‘Think autism’ sets out to update the government’s strategy for improving outcomes for adults with autism in England, first set out in ‘Fulfilling and rewarding lives’  which called for a societal culture shift, so that the equality and human rights of autistic people are respected. To help improve the quality of life for people with autism, ‘Fulfilling and rewarding lives’ set out the need for better:
- autism awareness training
- access to a diagnosis
- assessments of people with autism
- service and support
- local leadership and planning – including a lead commissioner for autism.
The strategy also sets out the costs for people with autism of not changing things:
- continued poor physical and mental health
- continued involvement in crime and substance misuse
- continued benefits dependency
- continued economic and emotional costs for their carers and families.
The strategy provides a clear narrative:
- to raise awareness among professionals
- to train those who play key roles in the lives of people with autism
- to make sure diagnostic services are available
- to ensure transitions into adult services are managed successfully
- to ensure that good planning and leadership are in place so that quality local services can be provided.
‘Think autism’ retains these commitments and builds on them, setting out its key aims to:
- increase awareness and understanding of autism
- develop clear, consistent pathways for the diagnosis of autism
- improve access for adults with autism to services and support
- help adults with autism into work
- enable local partners to develop relevant services.
‘Think autism’ outlines 15 ‘priority challenges’ established through a consultation with autistic people, families, carers and professionals.

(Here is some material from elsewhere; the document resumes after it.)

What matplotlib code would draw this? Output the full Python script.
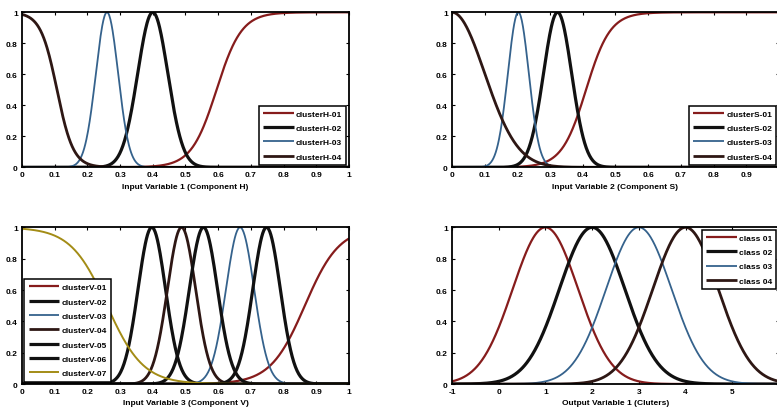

Outlined in the next section, these are divided into three parts related to:
- being recognised as an equal within local communities
- getting the right support across the lifespan
- developing skills, independence and working life.

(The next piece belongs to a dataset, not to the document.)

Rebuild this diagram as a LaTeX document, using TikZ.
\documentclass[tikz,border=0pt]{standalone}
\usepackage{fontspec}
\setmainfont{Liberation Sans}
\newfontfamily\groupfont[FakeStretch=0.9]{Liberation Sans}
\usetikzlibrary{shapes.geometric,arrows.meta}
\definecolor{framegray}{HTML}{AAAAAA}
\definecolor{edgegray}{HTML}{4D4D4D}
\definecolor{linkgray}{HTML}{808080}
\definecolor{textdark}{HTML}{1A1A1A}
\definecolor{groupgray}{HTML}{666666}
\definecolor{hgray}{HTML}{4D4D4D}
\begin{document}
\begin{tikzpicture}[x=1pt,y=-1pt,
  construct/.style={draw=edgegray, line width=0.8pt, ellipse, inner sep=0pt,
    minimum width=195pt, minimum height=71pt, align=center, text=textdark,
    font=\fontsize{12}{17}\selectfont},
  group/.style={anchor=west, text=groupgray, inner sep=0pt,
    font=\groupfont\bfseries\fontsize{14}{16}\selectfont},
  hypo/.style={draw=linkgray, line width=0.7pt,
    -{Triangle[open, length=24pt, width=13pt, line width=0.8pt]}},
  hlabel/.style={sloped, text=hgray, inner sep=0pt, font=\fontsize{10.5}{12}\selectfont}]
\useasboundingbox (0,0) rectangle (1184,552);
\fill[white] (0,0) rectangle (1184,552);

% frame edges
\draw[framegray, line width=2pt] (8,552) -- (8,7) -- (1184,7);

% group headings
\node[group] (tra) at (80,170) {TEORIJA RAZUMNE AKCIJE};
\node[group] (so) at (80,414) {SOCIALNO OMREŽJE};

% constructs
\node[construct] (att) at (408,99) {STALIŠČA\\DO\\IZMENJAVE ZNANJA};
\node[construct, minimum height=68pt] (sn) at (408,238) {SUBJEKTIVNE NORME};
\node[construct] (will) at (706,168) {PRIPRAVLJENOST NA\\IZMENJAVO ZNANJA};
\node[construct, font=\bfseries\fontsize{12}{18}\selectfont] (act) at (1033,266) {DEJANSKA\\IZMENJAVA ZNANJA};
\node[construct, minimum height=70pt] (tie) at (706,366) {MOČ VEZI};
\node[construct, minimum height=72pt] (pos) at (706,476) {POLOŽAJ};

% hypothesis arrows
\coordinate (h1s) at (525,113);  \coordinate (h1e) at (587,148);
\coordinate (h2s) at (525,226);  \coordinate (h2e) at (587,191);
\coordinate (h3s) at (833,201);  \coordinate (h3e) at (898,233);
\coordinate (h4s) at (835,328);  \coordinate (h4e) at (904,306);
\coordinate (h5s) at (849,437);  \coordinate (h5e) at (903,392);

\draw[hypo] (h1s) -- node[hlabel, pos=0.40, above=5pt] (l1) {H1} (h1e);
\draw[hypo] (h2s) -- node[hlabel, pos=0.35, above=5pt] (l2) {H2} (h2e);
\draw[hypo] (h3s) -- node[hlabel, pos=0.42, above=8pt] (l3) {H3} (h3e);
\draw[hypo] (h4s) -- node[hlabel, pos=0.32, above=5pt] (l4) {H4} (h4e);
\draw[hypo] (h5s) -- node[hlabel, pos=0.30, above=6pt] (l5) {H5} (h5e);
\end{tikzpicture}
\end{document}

‘Think autism’ is backed by statutory guidance. This incorporates changes which draw on the duties written into the Care Act 2014 as well as expanding on previous guidance from 2010. It expands on the responsibilities of local authorities and the NHS, for example, giving guidance on the different levels of training people might need to understand autism. It provides guidance on five further areas where improvements should be made, setting out some examples of successful practice:
- preventative support and safeguarding
- reasonable adjustments and equality
- supporting people with autism and complex needs
- criminal justice.
The strategy and guidance call on public bodies to meet their existing duties to people with autism. All major pieces of social care, health and equality legislation apply to people with autism, but have not been used with sufficient consistency to support them in practice. The strategy and guidance make it clear that this is not acceptable and call for a better use of existing law to support people with autism.
Importantly, the strategy and guidance state that a diagnosis of any autistic spectrum condition, including Asperger syndrome or high-functioning autism, is a reason to assess somebody for services. While this does not guarantee services will be provided, the move to ensure assessment is carried out appropriately and proportionately  and the Care Act’s focus on outcomes-based eligibility should help to ensure that assessment looks at the person rather than their diagnosis.
As well as aiming to improve public services for people with autism, the documents call for all mainstream services – such as transport, leisure, employment and the police – to get better at adjusting to, and meeting the needs of, people with autism. The statutory guidance  also states that local authorities will need to keep and provide data about autism in their area, including:
- the numbers of autistic people known
- the range of need for support to live independently
- the age profile of people with autism.
The guidance allows for local discretion in how the strategy is implemented, however health and wellbeing boards, formed through the Health and Social Care Act 2012, are expected to play a part in planning local services. Concerns remain that a lack of funds and central direction may hamper some of the key aims such training and diagnosis.[4,14] Nonetheless, local authorities, and most NHS bodies, will need to abide by the guidance.
While progress has been made since the Autism Act 2009 there is still much to be done to show as a society that autistic people have the same rights to life and independence as other people.[23,24] Where guidance is followed, this can lead to real improvements in the day-to-day lives of autistic people, as well as carers and professionals.